For book club two days later, my apartment was already relatively clean, and I put out leftover green beans and made up another batch of honey mustard. I sliced up an apple. I put out the leftover cookies that Gio had brought. I heated up the kettle for tea. I cut up some cheese, and asked someone else to bring crackers. Cooper also brought chocolates that a vendor had given her at work that day. Sarah brought some delicious banana bread. And all of a sudden we went from “I have a few measly leftovers, what can I do?” to a full buffet of little bites. So easy, I couldn’t believe it just came together like it did.
Easiest Honey Mustard Sauce Ever
1 part yellow-mustard (or whatever mustard you have on hand)
1 part honey (or maybe a touch more, to taste)
1 teeny-tiny squirt of hot sauce (we’re talking barely-squeeze-the-bottle here, or to taste, naturally) (I use Sriracha)
several cranks freshly cracked black pepper
Pour mustard, honey, and hot sauce into a small bowl. Stir vigorously to combine. Taste and add more honey if desired. Transfer to serving bowl, or just use a wet paper towel to clean up the edges of the bowl your stirred it in if that is the serving bowl. Crack black pepper on top so it looks like a nice garnish. Done and done.
Have you gotten to host much in your new place, Kaki? Do you have hosting tricks you can share with me? I’m all ears, girl, especially as Project: Celebrate Everything is upon us.
Hope your pre-Thanksgiving days are going well!
*Gio asked at the table, “Oh, where did you get this barbecue sauce?” and I sheepishly admitted I made it. I say sheepishly because it sounds a bit overkill, a bit too “Martha”; “Oh, I just whipped up a batch of barbecue sauce, right after I humanely raised and then slaughtered the pig for the ribs today, which was of course after I’d finished firing all of our plates in the kiln this morning. Nothing especially difficult.” It sounds a bit much, but happily, it is one of the easiest things to make, you just pour ingredients in the pot and let them simmer until the sauce is as thick as you like it. Measuring all the spices is the most time-consuming part of it, which is to say, not that time-consuming. I have found my barbecue sauce happy-place, and it is here: Big Al’s K.C. Barbecue Sauce.

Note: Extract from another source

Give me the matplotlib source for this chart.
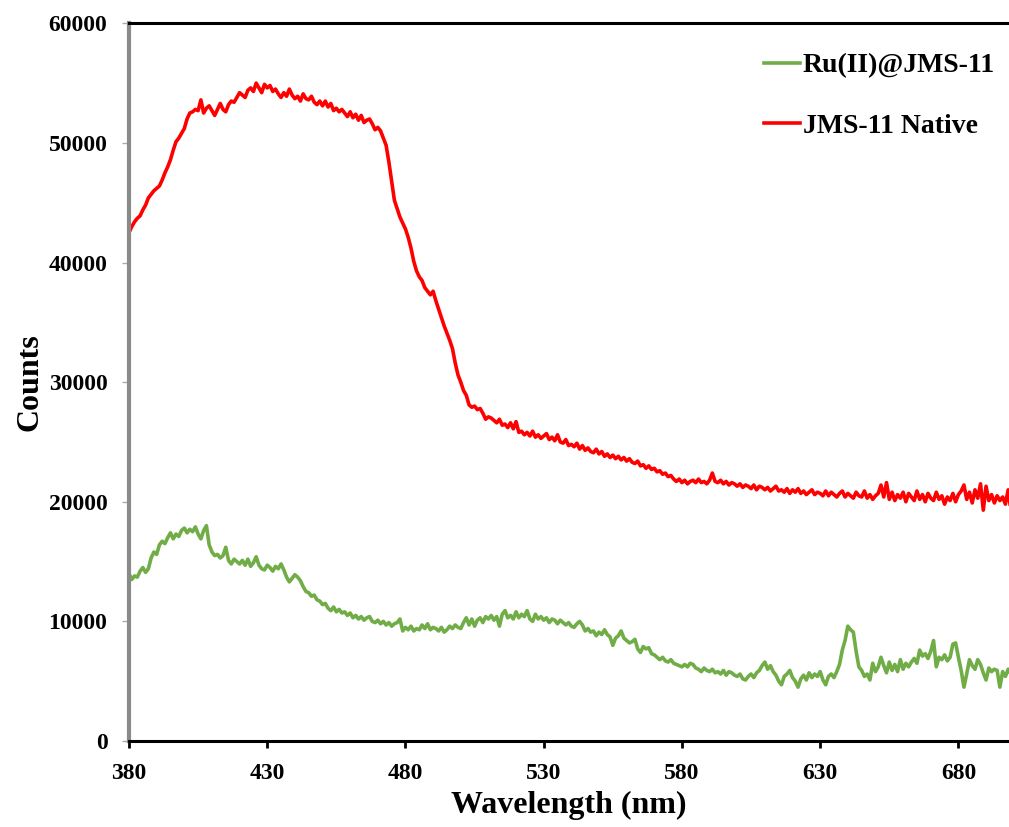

P.S. I feel like this is the wrong post for today. I feel like I should be posting either a “You guys, stay calm, you can totally handle making a full Thanksgiving meal”, or a “You guys, the standards? Please, it’s time to gussy-up those Thanksgiving favorites.”, or perhaps even a “You guys, what in the world can vegetarians do on Thanksgiving?” post, like every other blog in America. But, you know, I’m not hosting Thanksgiving. I’m not that audience yet. I’m just going to Thanksgiving at my aunt and uncle’s house like we do most years (though I am showing up with this, so, that’s something). My life isn’t two days of brining a turkey this week. It’s quick, make a sauce and use some raw, pre-washed veggies as the appetizer, boom, done. It’s someone else bring crackers, please, because I have cheese and then we’ll have crackers and cheese. It’s offering milk to my book club members and realizing wait, take that back, this milk might be a touch old… And I’m cool with that. Plus, the more I think about it, an easy appetizer might be just what’s needed on a busy cooking day like Thanksgiving. Maybe this is more topical than I’d thought. 🙂
P.P.S. I made the prettiest vegetable stock last weekend, with tons of carrot and sweet potato peels, some leek tops and parsley stems. When we get back from Thanksgiving I’m going to make up a batch of ramen with it. Ha, maybe ramen with turkey if leftovers happen.